I always use a rubber band for full size mics or loop a knot in the 
cable over the other mic when I use a tie-tac mic.

>   Editing tape needs very low
> tackiness and high adhesion. Hold-down tape is only really good if you fold
> the end to create a tab.

I have used splicing tape to hold it onto a reel flange but that stuff 
is supposed to be permanent so it doesn't always peel off. Put it across 
the recording tape and fold a pull tab on the splicing tape.
> Have we milked this subject dry now?

No, because nobody has yet discussed using Elmer's Glue-All.

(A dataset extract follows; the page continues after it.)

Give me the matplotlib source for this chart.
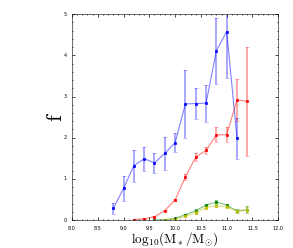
import matplotlib
matplotlib.use("Agg")
import matplotlib.pyplot as plt

plt.style.use("classic")
plt.rcParams['mathtext.fontset'] = 'cm'

x_blue = [8.8, 9.0, 9.2, 9.4, 9.6, 9.8, 10.0, 10.2, 10.4, 10.6, 10.8, 11.0, 11.2]
y_blue = [0.28, 0.77, 1.32, 1.49, 1.39, 1.62, 1.88, 2.82, 2.83, 2.84, 4.11, 4.58, 1.99]
e_blue = [0.13, 0.30, 0.39, 0.29, 0.24, 0.40, 0.23, 0.82, 0.38, 0.45, 0.80, 1.14, 0.50]

x_red = [9.2, 9.4, 9.6, 9.8, 10.0, 10.2, 10.4, 10.6, 10.8, 11.0, 11.2, 11.4]
y_red = [0.01, 0.03, 0.08, 0.23, 0.49, 1.05, 1.53, 1.69, 2.07, 2.07, 2.92, 2.88]
e_red = [0.01, 0.01, 0.02, 0.02, 0.03, 0.08, 0.10, 0.09, 0.18, 0.18, 0.51, 1.33]

x_green = [9.6, 9.8, 10.0, 10.2, 10.4, 10.6, 10.8, 11.0, 11.2, 11.4]
y_green = [0.0, 0.01, 0.04, 0.13, 0.23, 0.36, 0.44, 0.36, 0.22, 0.25]
e_green = [0.0, 0.01, 0.01, 0.02, 0.03, 0.03, 0.04, 0.04, 0.04, 0.08]

x_yellow = [9.8, 10.0, 10.2, 10.4, 10.6, 10.8, 11.0, 11.2, 11.4]
y_yellow = [0.0, 0.02, 0.09, 0.18, 0.30, 0.35, 0.32, 0.21, 0.24]
e_yellow = [0.0, 0.01, 0.02, 0.03, 0.03, 0.04, 0.04, 0.04, 0.08]

fig = plt.figure(figsize=(2.93, 2.48), dpi=100, facecolor='white')
ax = fig.add_axes([0.2457, 0.1129, 0.7040, 0.8296])

for xs, ys, es, c in [(x_blue, y_blue, e_blue, 'b'), (x_red, y_red, e_red, 'r'),
                      (x_green, y_green, e_green, 'g'), (x_yellow, y_yellow, e_yellow, 'y')]:
    ax.errorbar(xs, ys, yerr=es, fmt='none', ecolor=c, alpha=0.4, elinewidth=1.2, capsize=1.5)
    ax.plot(xs, ys, '-', color=c, alpha=0.5, lw=0.8)
    ax.plot(xs, ys, 's', color=c, mec=c, ms=2)

ax.set_xlim(8.0, 12.0)
ax.set_ylim(0, 5)
ax.set_xticks([8.0, 8.5, 9.0, 9.5, 10.0, 10.5, 11.0, 11.5, 12.0])
ax.set_yticks([0, 1, 2, 3, 4, 5])
ax.minorticks_on()
ax.tick_params(which='both', labelsize=3.5, width=0.5)
ax.tick_params(which='major', length=2)
ax.tick_params(which='minor', length=1)
for s in ax.spines.values():
    s.set_linewidth(0.6)
    s.set_color('#555555')
ax.set_xlabel(r'$\mathrm{log_{10}(M_*/M_{\odot})}$', fontsize=9.5, labelpad=-0.5)
ax.set_ylabel(r'$\mathrm{f}$', fontsize=16, labelpad=-2)

fig.savefig('out.png', dpi=100, facecolor='white')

Mike Biel  [log in to unmask]

> Kind regards,
> George
>> I have another solution that comes from the film world. They have hold
>> down tape that is very strong and doesn't leave any goo, but is easy to
>> work with. Feels like it's fine fabric. Too late now but I'll try to
>> Google it tomorrow.
>> Shai
>> On 19/09/2011 02:32, Matt Sohn wrote:
>>>> Please do not use these. I have seen edge damage on incoming tapes
>>>> when these are forced over an uneven wind.
>>>> Tape the end of the tape to the outside flange of the reel (or to
>>>> itself in a pancake. If you can still find Zebra Tape, that is the
>>>> best choice--someone dug up a five-to-ten year supply for me but it's
>>>> all gone from that source.
>>>> The red and blue crepe-y tape isn't bad.
>>>> Scotch 811 removable "Magic" tape works reasonably well for something
>>>> that is easy to get at a stationary store.
>>> After the zebra tape ran out I switched to the green Scotch stuff that
>>> they seem to have discontinued as well. It didn't stick so well, and I
>>> have gone back and found in many cases it has detached from the flange
>>> while sitting in the box.
>>> I found some "zebra" tape online several years ago and ordered a few
>>> rolls. It was not the same thing. very stiff and the adhesive layer
>>> tended to seperate from the backing layer. Dissapointing. Then I found
>>> some stuff from a film supply company that was sort of cloth-like,
>>> like the tape you use to tape up a hockey stick. It was very sticky.
>>> Too sticky..
>>> ATR Magnetics has recently introduced their own hold-down tape. I just
>>> ordered 3 rolls. $12.98/215 Ft.
>>> They also have white cardboard boxes for 5", 7"&  10.5" reels.